§ Prompt:
Write out exactly the lines that run from the line containing "Write a web" through the line containing "const refD17 = [0, 3.8, 11.7, 21.0];"; both end lines belong to the answer.

§ Listing:
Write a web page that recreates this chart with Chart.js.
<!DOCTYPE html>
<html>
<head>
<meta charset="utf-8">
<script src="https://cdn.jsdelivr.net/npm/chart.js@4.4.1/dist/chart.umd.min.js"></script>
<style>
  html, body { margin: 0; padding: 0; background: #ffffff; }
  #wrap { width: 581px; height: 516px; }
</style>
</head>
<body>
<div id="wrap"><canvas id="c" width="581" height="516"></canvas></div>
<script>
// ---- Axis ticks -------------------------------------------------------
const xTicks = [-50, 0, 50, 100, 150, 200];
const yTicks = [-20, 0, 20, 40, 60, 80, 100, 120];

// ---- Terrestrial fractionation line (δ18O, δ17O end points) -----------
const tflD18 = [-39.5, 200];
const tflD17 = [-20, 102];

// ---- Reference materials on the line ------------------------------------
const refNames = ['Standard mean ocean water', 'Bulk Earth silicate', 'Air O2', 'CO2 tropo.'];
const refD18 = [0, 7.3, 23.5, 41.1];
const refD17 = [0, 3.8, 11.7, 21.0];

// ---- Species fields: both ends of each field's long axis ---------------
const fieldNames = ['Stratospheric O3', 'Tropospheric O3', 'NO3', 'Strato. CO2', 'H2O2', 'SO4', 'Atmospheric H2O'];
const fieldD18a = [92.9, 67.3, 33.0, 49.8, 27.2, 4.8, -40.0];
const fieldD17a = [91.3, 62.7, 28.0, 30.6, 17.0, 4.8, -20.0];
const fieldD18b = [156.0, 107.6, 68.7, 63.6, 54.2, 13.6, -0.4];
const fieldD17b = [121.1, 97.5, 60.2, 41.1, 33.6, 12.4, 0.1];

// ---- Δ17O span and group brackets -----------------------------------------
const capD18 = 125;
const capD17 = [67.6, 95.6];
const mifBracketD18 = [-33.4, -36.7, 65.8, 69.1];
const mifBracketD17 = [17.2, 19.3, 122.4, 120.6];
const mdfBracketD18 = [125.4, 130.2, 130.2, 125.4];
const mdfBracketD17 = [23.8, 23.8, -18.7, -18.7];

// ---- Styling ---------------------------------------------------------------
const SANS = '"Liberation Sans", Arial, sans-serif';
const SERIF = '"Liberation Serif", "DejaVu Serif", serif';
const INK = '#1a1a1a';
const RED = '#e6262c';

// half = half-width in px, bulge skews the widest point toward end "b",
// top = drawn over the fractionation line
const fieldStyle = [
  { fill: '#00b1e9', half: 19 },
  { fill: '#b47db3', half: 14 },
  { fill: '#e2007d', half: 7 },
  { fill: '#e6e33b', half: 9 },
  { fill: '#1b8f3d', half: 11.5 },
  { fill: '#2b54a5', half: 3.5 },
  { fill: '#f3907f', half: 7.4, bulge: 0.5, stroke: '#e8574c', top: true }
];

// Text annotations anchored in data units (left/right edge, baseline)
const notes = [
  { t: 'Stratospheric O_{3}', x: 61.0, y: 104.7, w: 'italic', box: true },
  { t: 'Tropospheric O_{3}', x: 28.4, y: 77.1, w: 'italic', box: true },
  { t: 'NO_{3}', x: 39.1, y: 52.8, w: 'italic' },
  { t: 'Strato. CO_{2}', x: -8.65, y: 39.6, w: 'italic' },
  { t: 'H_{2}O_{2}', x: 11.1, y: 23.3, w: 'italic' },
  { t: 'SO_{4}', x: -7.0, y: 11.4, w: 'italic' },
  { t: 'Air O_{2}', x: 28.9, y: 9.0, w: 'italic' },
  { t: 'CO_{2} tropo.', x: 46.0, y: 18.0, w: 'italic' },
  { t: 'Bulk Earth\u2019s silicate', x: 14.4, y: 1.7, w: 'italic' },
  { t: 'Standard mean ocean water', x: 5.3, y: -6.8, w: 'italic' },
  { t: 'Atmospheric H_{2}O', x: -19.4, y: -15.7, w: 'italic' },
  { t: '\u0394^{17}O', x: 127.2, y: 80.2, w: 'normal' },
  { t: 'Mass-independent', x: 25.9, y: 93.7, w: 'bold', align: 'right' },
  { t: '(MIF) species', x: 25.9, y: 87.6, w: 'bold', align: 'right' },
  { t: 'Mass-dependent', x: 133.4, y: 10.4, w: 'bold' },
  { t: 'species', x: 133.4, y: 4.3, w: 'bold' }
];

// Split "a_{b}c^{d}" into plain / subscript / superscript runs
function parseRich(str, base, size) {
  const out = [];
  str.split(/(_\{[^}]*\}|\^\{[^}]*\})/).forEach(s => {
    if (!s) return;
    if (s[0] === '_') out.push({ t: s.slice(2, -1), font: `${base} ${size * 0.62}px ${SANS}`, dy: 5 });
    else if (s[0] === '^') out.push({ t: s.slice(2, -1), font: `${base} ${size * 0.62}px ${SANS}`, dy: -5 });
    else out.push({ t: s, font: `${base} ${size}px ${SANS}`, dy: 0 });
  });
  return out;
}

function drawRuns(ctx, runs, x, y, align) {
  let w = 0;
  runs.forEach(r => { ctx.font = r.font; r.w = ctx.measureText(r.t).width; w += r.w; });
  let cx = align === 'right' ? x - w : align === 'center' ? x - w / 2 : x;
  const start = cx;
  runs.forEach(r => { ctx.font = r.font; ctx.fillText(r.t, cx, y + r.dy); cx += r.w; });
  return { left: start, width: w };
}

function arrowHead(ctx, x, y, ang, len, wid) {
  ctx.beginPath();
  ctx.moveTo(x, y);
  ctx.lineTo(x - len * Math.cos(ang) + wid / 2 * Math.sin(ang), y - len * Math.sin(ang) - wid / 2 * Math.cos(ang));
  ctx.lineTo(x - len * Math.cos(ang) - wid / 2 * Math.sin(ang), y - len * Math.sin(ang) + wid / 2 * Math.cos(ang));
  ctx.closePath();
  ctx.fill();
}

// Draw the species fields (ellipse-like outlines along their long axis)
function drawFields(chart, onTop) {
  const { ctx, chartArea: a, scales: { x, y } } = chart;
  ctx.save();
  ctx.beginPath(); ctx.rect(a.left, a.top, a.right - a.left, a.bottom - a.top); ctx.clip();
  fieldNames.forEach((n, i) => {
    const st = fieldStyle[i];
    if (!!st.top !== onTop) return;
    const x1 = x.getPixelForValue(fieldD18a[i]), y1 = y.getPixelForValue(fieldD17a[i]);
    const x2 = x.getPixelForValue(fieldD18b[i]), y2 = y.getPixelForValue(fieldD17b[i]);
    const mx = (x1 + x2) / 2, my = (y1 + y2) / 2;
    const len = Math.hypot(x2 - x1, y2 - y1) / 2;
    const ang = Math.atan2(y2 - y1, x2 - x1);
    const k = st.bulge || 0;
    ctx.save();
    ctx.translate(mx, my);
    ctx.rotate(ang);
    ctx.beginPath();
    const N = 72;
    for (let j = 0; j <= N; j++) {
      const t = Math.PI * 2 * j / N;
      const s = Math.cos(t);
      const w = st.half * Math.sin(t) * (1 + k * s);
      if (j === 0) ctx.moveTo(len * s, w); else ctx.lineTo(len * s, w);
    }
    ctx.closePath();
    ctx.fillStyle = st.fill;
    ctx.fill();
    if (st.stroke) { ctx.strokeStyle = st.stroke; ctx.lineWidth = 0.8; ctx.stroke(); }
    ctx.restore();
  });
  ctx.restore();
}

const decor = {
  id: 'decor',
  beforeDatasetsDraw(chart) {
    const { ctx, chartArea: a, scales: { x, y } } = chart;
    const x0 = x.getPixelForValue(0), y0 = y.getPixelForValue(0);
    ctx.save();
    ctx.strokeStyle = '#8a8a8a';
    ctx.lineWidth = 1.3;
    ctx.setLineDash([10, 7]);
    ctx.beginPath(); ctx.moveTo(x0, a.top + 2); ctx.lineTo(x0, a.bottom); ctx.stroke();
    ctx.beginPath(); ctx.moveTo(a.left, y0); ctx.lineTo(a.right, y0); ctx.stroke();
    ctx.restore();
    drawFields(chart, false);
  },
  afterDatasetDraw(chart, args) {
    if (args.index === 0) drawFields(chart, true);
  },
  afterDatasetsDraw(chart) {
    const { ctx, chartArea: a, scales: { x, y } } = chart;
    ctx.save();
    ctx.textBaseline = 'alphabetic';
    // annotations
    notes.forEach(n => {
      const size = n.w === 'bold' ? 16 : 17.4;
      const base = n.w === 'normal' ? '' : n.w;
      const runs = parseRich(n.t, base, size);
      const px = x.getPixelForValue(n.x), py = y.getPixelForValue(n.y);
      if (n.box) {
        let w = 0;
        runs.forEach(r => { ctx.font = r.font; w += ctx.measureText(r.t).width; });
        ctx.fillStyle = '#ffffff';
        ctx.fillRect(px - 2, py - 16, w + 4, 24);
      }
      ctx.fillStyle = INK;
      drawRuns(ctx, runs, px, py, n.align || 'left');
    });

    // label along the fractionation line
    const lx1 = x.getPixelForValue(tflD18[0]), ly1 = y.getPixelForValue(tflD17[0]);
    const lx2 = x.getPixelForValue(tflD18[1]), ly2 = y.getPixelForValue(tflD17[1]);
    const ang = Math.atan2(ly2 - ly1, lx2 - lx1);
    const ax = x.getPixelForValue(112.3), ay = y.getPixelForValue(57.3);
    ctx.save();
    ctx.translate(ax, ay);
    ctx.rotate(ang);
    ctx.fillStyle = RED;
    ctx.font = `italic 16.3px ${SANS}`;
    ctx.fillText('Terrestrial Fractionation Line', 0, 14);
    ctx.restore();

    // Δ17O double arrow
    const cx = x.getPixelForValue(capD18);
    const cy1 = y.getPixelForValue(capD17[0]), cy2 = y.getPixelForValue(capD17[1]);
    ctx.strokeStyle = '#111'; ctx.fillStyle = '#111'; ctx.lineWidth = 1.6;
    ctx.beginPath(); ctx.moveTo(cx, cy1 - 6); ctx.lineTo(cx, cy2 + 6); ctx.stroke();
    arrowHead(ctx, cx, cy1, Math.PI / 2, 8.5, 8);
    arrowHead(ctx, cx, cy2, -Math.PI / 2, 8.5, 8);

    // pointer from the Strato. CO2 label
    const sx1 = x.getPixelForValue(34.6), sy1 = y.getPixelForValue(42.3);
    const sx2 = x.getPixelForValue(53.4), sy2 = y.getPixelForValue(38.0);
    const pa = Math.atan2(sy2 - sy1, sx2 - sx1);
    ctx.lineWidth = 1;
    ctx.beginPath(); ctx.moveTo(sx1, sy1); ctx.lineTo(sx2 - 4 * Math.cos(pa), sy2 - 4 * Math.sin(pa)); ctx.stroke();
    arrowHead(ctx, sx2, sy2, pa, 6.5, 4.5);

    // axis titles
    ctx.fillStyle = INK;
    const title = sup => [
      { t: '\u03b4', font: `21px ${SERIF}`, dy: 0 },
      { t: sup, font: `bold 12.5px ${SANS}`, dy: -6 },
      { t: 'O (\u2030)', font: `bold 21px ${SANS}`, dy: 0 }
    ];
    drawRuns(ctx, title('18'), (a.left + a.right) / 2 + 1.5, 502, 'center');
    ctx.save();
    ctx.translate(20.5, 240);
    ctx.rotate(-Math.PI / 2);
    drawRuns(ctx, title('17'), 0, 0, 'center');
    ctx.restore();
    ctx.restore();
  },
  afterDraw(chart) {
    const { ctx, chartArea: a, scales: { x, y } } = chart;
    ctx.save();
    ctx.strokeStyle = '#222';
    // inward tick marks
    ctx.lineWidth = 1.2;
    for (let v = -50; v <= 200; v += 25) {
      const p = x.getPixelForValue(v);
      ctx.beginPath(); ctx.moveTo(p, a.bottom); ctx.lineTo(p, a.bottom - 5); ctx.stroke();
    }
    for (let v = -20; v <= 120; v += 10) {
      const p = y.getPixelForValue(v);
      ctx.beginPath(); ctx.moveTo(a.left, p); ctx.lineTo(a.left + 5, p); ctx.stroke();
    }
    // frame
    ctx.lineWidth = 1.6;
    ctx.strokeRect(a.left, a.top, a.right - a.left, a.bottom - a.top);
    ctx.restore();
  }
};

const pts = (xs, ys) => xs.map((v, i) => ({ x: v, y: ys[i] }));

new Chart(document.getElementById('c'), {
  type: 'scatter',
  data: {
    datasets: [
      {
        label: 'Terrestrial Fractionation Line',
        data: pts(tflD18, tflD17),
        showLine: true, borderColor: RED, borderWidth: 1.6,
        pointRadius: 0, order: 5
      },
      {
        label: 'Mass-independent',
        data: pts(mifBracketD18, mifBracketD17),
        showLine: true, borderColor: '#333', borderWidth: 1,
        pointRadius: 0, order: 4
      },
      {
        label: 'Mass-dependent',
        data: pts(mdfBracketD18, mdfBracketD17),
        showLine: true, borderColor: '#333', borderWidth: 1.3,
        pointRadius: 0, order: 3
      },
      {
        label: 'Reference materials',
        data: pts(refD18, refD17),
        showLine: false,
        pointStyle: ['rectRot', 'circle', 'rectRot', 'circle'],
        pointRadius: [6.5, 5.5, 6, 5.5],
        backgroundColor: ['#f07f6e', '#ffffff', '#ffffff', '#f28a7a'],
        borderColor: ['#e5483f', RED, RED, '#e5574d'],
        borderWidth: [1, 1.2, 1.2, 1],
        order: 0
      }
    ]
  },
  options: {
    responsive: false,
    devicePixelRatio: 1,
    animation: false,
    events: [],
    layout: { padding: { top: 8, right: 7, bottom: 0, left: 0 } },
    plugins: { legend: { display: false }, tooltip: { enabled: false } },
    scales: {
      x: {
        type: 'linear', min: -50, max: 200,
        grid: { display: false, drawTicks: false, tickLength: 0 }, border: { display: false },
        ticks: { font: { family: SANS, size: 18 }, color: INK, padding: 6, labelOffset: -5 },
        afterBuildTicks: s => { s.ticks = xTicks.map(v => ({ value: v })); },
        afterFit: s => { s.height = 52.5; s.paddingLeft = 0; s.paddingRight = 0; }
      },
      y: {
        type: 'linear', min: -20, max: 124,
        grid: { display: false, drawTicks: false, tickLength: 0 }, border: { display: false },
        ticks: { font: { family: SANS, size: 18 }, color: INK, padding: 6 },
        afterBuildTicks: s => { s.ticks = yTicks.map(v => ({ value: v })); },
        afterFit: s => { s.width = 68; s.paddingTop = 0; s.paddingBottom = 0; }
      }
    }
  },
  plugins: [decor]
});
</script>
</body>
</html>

...

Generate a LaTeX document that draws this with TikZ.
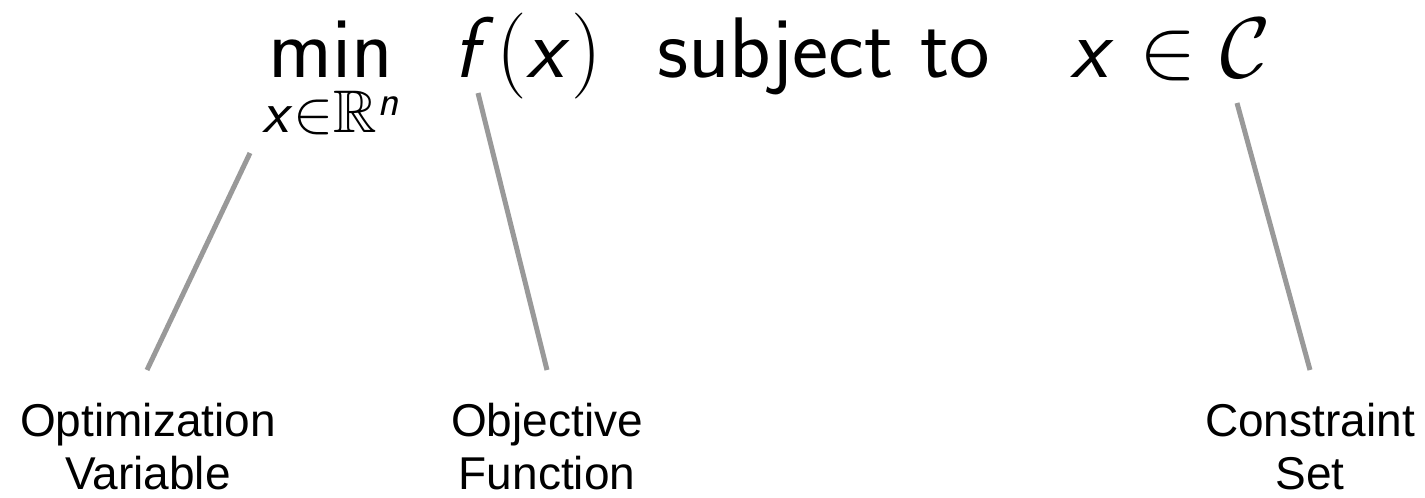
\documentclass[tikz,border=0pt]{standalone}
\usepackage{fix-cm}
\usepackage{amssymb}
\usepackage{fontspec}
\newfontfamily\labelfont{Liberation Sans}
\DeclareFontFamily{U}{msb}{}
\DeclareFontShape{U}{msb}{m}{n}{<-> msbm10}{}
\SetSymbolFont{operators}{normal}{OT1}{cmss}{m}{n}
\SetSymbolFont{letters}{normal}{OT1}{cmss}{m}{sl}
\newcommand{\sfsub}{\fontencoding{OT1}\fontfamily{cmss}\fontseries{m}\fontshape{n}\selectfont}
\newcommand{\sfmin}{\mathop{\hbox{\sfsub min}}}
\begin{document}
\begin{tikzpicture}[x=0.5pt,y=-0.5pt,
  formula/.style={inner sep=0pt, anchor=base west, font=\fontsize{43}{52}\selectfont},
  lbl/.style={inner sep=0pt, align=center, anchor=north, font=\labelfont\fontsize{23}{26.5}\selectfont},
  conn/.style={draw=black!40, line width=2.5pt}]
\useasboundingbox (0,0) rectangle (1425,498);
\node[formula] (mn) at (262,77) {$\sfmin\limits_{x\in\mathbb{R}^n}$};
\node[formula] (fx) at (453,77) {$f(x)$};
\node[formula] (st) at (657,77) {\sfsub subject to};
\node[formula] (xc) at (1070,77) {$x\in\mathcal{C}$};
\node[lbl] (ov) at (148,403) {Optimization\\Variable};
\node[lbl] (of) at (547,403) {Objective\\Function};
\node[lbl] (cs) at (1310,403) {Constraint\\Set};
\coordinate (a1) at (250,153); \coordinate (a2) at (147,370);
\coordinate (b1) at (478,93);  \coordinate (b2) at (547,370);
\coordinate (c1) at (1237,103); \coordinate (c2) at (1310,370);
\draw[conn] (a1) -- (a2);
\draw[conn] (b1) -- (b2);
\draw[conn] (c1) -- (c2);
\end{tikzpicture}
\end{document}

---

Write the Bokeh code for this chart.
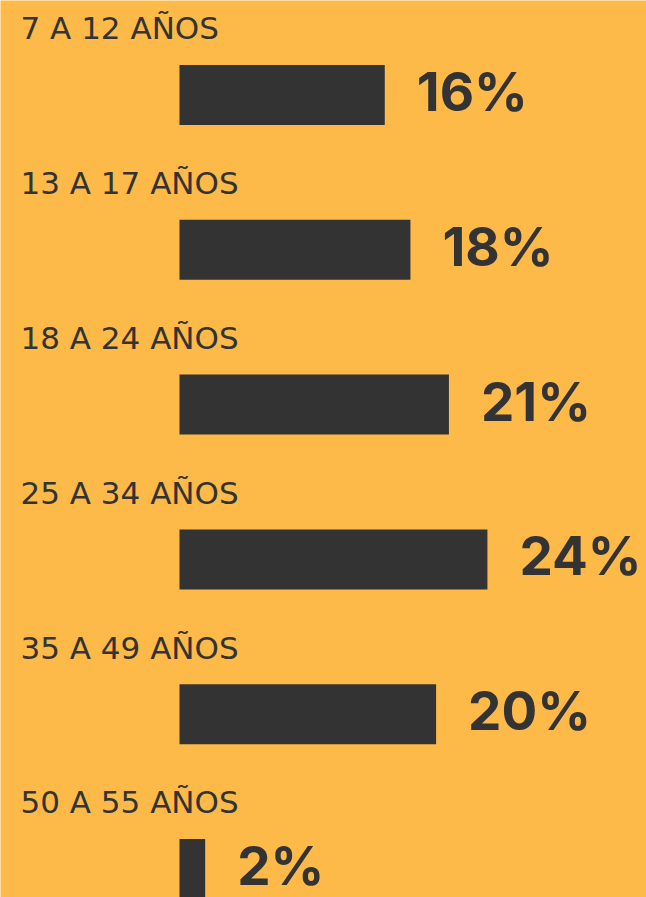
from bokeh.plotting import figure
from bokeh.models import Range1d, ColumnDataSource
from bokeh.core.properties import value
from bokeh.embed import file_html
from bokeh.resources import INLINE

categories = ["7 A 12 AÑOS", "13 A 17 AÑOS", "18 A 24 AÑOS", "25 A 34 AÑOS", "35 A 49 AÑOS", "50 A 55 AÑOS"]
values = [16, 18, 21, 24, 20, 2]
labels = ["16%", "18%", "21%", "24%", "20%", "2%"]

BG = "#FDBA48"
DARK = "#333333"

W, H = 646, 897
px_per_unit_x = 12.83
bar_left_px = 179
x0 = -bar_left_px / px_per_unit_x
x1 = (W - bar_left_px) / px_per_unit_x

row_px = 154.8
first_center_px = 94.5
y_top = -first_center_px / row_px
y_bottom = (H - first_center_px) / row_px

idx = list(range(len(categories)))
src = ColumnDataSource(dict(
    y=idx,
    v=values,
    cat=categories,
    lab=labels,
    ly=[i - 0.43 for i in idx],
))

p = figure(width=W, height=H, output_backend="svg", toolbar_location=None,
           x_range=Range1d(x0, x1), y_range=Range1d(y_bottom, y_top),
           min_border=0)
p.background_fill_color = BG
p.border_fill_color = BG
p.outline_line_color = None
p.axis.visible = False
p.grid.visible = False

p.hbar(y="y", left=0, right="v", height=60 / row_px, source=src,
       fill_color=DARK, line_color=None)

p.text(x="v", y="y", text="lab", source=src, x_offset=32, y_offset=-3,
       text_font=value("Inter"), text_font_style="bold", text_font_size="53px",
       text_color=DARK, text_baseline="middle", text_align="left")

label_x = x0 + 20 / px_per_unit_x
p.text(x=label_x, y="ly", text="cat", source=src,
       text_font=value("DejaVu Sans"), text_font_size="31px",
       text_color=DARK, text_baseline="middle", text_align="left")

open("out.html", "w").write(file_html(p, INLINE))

§ Answer for this exercise:
Write a web page that recreates this chart with Chart.js.
<!DOCTYPE html>
<html>
<head>
<meta charset="utf-8">
<script src="https://cdn.jsdelivr.net/npm/chart.js@4.4.1/dist/chart.umd.min.js"></script>
<style>
  html, body { margin: 0; padding: 0; background: #ffffff; }
  #wrap { width: 581px; height: 516px; }
</style>
</head>
<body>
<div id="wrap"><canvas id="c" width="581" height="516"></canvas></div>
<script>
// ---- Axis ticks -------------------------------------------------------
const xTicks = [-50, 0, 50, 100, 150, 200];
const yTicks = [-20, 0, 20, 40, 60, 80, 100, 120];

// ---- Terrestrial fractionation line (δ18O, δ17O end points) -----------
const tflD18 = [-39.5, 200];
const tflD17 = [-20, 102];

// ---- Reference materials on the line ------------------------------------
const refNames = ['Standard mean ocean water', 'Bulk Earth silicate', 'Air O2', 'CO2 tropo.'];
const refD18 = [0, 7.3, 23.5, 41.1];
const refD17 = [0, 3.8, 11.7, 21.0];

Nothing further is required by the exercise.